Compensation Committee
Committee Membership
The Compensation Committee of the Board of Directors of Schlumberger shall consist of at least three Directors. The members of the Committee and its Chair shall be appointed by the Board, upon the recommendation of the Nominating and Governance Committee, and may be removed by the Board at its discretion. All members of the Committee shall, in the Board's judgment, meet the applicable independence requirements of the New York Stock Exchange ("NYSE"), and all other applicable laws and regulations.
The Committee's Purpose
The purposes of the Committee are to assist the Board in discharging its responsibilities with regard to executive compensation, periodically review Non-Executive Director's compensation, oversee the general compensation philosophy of Schlumberger, serve as the administrative Committee under Schlumberger's stock plans, and report on executive compensation to the Company's stockholders.
Committee Authority and Responsibilities
The authority and responsibilities of the Compensation Committee are:
- To review and approve the objectives, evaluate the performance, and review and recommend the compensation of Schlumberger's Chief Executive Officer to the full Board meeting in an executive session of independent directors. The Committee bases its recommendations regarding CEO compensation on:
CEO performance in light of those objectives,
Schlumberger financial and business performance, and relative shareholder returns,
the CEO's compensation in prior years, and
the Company's objective to be competitive with comparable peer group companies.
- To review and approve the evaluation process and compensation structure for the Company's executive officers and to approve their annual compensation, including salary, annual cash incentive and long-term initiatives.
- To select appropriate peer groups against which the Company's executive compensation is compared.
- To review incentive compensation and equity based plans, and to advise management and the Board on the design and structure of Schlumberger's compensation and benefits programs and policies, and to recommend changes to the Board, as needed.
- To administer and make awards under Schlumberger's stock option plans, and to review and approve annual stock allocation under those plans.
- To monitor trends and best practices in Director compensation and stock ownership guidelines and recommend changes to the Board as it deems appropriate in accordance with the Corporate Governance Guidelines.
- To monitor and review the Company's overall compensation and benefits program design to ensure continued competitiveness and consistency with established Company compensation philosophy, corporate strategy and objectives and alignment with shareholder interests.
- To review and make recommendations to the Board regarding people-related strategies and initiatives, such as recruitment, retention and diversity management.
- To establish stock ownership guidelines for executive officers and other key position holders.
- To review and discuss with the Company's management the Compensation Discussion and Analysis (CD&A) to be included in the Company's annual proxy statement to shareholders.
- To submit a Compensation Committee Report recommending to the Board that the CD&A be included in the proxy.
Committee Meetings, Support, Delegation and Evaluation
The Compensation Committee shall meet at least four times a year, or more often as circumstances require, keep minutes of its proceeding and report regularly to the Board.
The Compensation Committee may invite to its meetings any director, officer of the Company or such other person as it deems appropriate to assist it in performing its responsibilities, and has the authority to retain independent compensation or other consultants to assist it in its responsibilities, and to approve related fees and other retention provisions.

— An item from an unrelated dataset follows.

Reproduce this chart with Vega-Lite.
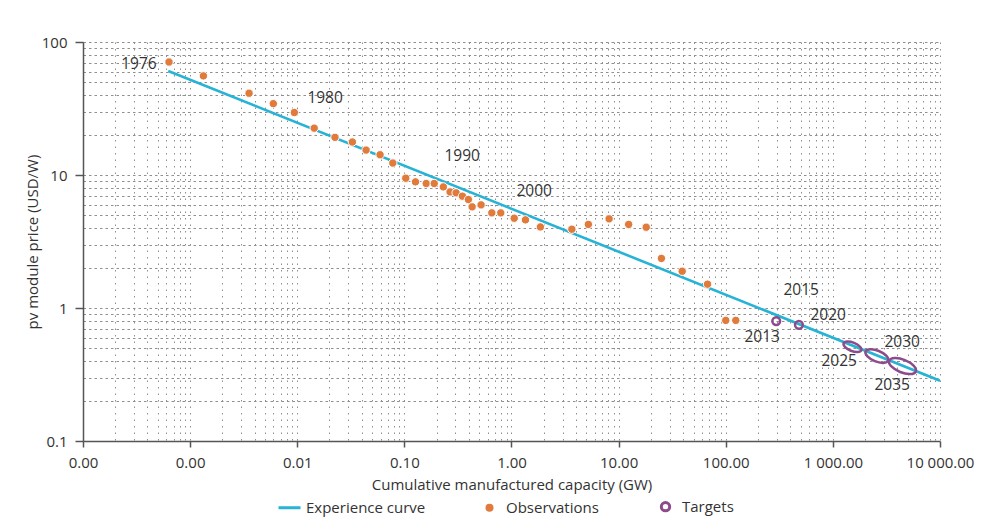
{
  "$schema": "https://vega.github.io/schema/vega-lite/v6.json",
  "width": 857,
  "height": 399,
  "autosize": {"type": "none"},
  "padding": {"left": 83, "top": 42, "right": 48, "bottom": 84},
  "background": "white",
  "config": {
    "view": {"stroke": null},
    "font": "Open Sans",
    "axis": {
      "labelFontSize": 15,
      "labelColor": "#333333",
      "titleFontSize": 15,
      "titleFontWeight": "normal",
      "titleColor": "#333333",
      "domainColor": "#555555",
      "domainWidth": 1.5,
      "tickColor": "#555555",
      "tickWidth": 1.5,
      "gridColor": "#8f8f8f",
      "gridWidth": 1
    }
  },
  "datasets": {
    "curve": [
      {"capacity": 0.000625, "price": 60.6},
      {"capacity": 10000, "price": 0.284}
    ],
    "obs": [
      {"capacity": 0.000635, "price": 70.7},
      {"capacity": 0.00133, "price": 55.6},
      {"capacity": 0.00355, "price": 41.2},
      {"capacity": 0.00598, "price": 34.4},
      {"capacity": 0.0094, "price": 29.5},
      {"capacity": 0.0144, "price": 22.5},
      {"capacity": 0.0225, "price": 19.2},
      {"capacity": 0.0327, "price": 17.7},
      {"capacity": 0.0439, "price": 15.4},
      {"capacity": 0.0593, "price": 14.2},
      {"capacity": 0.078, "price": 12.3},
      {"capacity": 0.103, "price": 9.46},
      {"capacity": 0.127, "price": 8.88},
      {"capacity": 0.16, "price": 8.63},
      {"capacity": 0.19, "price": 8.63},
      {"capacity": 0.231, "price": 8.14},
      {"capacity": 0.267, "price": 7.46},
      {"capacity": 0.304, "price": 7.34},
      {"capacity": 0.348, "price": 6.93},
      {"capacity": 0.396, "price": 6.54},
      {"capacity": 0.429, "price": 5.76},
      {"capacity": 0.52, "price": 5.96},
      {"capacity": 0.655, "price": 5.19},
      {"capacity": 0.794, "price": 5.19},
      {"capacity": 1.06, "price": 4.73},
      {"capacity": 1.35, "price": 4.6},
      {"capacity": 1.86, "price": 4.07},
      {"capacity": 3.66, "price": 3.91},
      {"capacity": 5.22, "price": 4.25},
      {"capacity": 8.15, "price": 4.68},
      {"capacity": 12.4, "price": 4.25},
      {"capacity": 18.1, "price": 4.05},
      {"capacity": 25.1, "price": 2.36},
      {"capacity": 39.2, "price": 1.89},
      {"capacity": 67.6, "price": 1.51},
      {"capacity": 100, "price": 0.807},
      {"capacity": 124, "price": 0.807}
    ],
    "targets": [
      {"capacity": 296, "price": 0.797},
      {"capacity": 482, "price": 0.748}
    ],
    "ellipses": [
      {"year": 2025, "capacity": 1524, "price": 0.511},
      {"year": 2030, "capacity": 2573, "price": 0.435},
      {"year": 2035, "capacity": 4467, "price": 0.366}
    ],
    "labels": [
      {"label": "1976", "capacity": 0.000333, "price": 68.8},
      {"label": "1980", "capacity": 0.0182, "price": 37.9},
      {"label": "1990", "capacity": 0.346, "price": 13.8},
      {"label": "2000", "capacity": 1.63, "price": 7.6},
      {"label": "2013", "capacity": 219, "price": 0.601},
      {"label": "2015", "capacity": 506, "price": 1.36},
      {"label": "2020", "capacity": 904, "price": 0.885},
      {"label": "2025", "capacity": 1146, "price": 0.399},
      {"label": "2030", "capacity": 4436, "price": 0.557},
      {"label": "2035", "capacity": 3581, "price": 0.264}
    ]
  },
  "layer": [
    {
      "data": {"name": "curve"},
      "mark": {"type": "line", "strokeWidth": 2.6, "clip": true},
      "encoding": {
        "x": {
          "field": "capacity",
          "type": "quantitative",
          "scale": {"type": "log", "domain": [0.0001, 10000], "nice": false},
          "axis": {
            "title": "Cumulative manufactured capacity (GW)",
            "values": [0.0001,0.0002,0.0003,0.0004,0.0005,0.0006,0.0007,0.0008,0.0009,
                       0.001,0.002,0.003,0.004,0.005,0.006,0.007,0.008,0.009,
                       0.01,0.02,0.03,0.04,0.05,0.06,0.07,0.08,0.09,
                       0.1,0.2,0.3,0.4,0.5,0.6,0.7,0.8,0.9,
                       1,2,3,4,5,6,7,8,9,
                       10,20,30,40,50,60,70,80,90,
                       100,200,300,400,500,600,700,800,900,
                       1000,2000,3000,4000,5000,6000,7000,8000,9000,10000],
            "labelExpr": "abs(log(datum.value)/LN10 - round(log(datum.value)/LN10)) < 1e-6 ? replace(format(datum.value, ',.2f'), ',', ' ') : ''",
            "tickOpacity": {"condition": {"test": "abs(log(datum.value)/LN10 - round(log(datum.value)/LN10)) < 1e-6", "value": 1}, "value": 0},
            "gridDash": [1.5, 5],
            "tickSize": 6,
            "labelPadding": 8,
            "titlePadding": 7,
            "labelFlush": false,
            "labelOverlap": false
          }
        },
        "y": {
          "field": "price",
          "type": "quantitative",
          "scale": {"type": "log", "domain": [0.1, 100], "nice": false},
          "axis": {
            "title": "pv module price (USD/W)",
            "values": [0.1,0.2,0.3,0.4,0.5,0.6,0.7,0.8,0.9,
                       1,2,3,4,5,6,7,8,9,
                       10,20,30,40,50,60,70,80,90,100],
            "labelExpr": "abs(log(datum.value)/LN10 - round(log(datum.value)/LN10)) < 1e-6 ? format(datum.value, '~g') : ''",
            "tickOpacity": {"condition": {"test": "abs(log(datum.value)/LN10 - round(log(datum.value)/LN10)) < 1e-6", "value": 1}, "value": 0},
            "gridDash": [2.5, 3],
            "tickSize": 8,
            "labelPadding": 8,
            "titlePadding": 1,
            "labelOverlap": false
          }
        },
        "color": {
          "datum": "Experience curve",
          "scale": {
            "domain": ["Experience curve", "Observations", "Targets"],
            "range": ["#27b3d5", "#e07b3c", "#8d4b8b"]
          },
          "legend": {
            "orient": "none",
            "legendX": 199,
            "legendY": 457,
            "direction": "horizontal",
            "title": null,
            "labelFontSize": 15,
            "labelColor": "#333333",
            "labelOffset": 9,
            "columnPadding": 56,
            "symbolSize": 484,
            "symbolStrokeWidth": 2.5,
            "encode": {
              "symbols": {
                "update": {
                  "shape": {"signal": "datum.value === 'Experience curve' ? 'stroke' : 'circle'"},
                  "fillOpacity": {"signal": "datum.value === 'Targets' ? 0 : 1"},
                  "strokeWidth": {"signal": "datum.value === 'Experience curve' ? 3 : (datum.value === 'Targets' ? 3 : 0)"},
                  "size": {"signal": "datum.value === 'Experience curve' ? 484 : (datum.value === 'Targets' ? 70 : 64)"},
                  "opacity": {"value": 1}
                }
              }
            }
          }
        }
      }
    },
    {
      "data": {"name": "obs"},
      "mark": {"type": "point", "shape": "circle", "filled": true, "size": 70, "opacity": 1, "stroke": "white", "strokeWidth": 1},
      "encoding": {
        "x": {"field": "capacity", "type": "quantitative"},
        "y": {"field": "price", "type": "quantitative"},
        "color": {"datum": "Observations"}
      }
    },
    {
      "data": {"name": "targets"},
      "mark": {"type": "point", "shape": "circle", "filled": false, "size": 60, "opacity": 1, "strokeWidth": 2.5},
      "encoding": {
        "x": {"field": "capacity", "type": "quantitative"},
        "y": {"field": "price", "type": "quantitative"},
        "color": {"datum": "Targets"}
      }
    },
    {
      "data": {"name": "ellipses"},
      "mark": {
        "type": "point",
        "shape": "M1,0 C1,0.2485 0.5523,0.45 0,0.45 C-0.5523,0.45 -1,0.2485 -1,0 C-1,-0.2485 -0.5523,-0.45 0,-0.45 C0.5523,-0.45 1,-0.2485 1,0 Z",
        "filled": false,
        "opacity": 1,
        "strokeWidth": 2.5,
        "angle": 22
      },
      "encoding": {
        "x": {"field": "capacity", "type": "quantitative"},
        "y": {"field": "price", "type": "quantitative"},
        "color": {"datum": "Targets"},
        "size": {
          "field": "year",
          "type": "ordinal",
          "scale": {"domain": [2025, 2030, 2035], "range": [361, 818, 762]},
          "legend": null
        }
      }
    },
    {
      "data": {"name": "labels"},
      "mark": {"type": "text", "fontSize": 15.5, "color": "#333333", "align": "center", "baseline": "middle"},
      "encoding": {
        "x": {"field": "capacity", "type": "quantitative"},
        "y": {"field": "price", "type": "quantitative"},
        "text": {"field": "label", "type": "nominal"}
      }
    }
  ]
}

Non Compensation Committee directors may attend Committee meetings and participate to the extent permitted by applicable law and regulation.
The Compensation Committee may delegate specific responsibilities to one or more individual Committee members to the extent permitted by law, regulation, NYSE Listing Standards and the Articles of Incorporation of the Company.
The Compensation Committee shall conduct and present to the Board an annual performance evaluation of the Committee. The Committee shall review annually the adequacy of this charter and recommend any changes that it deems appropriate to the Board for approval.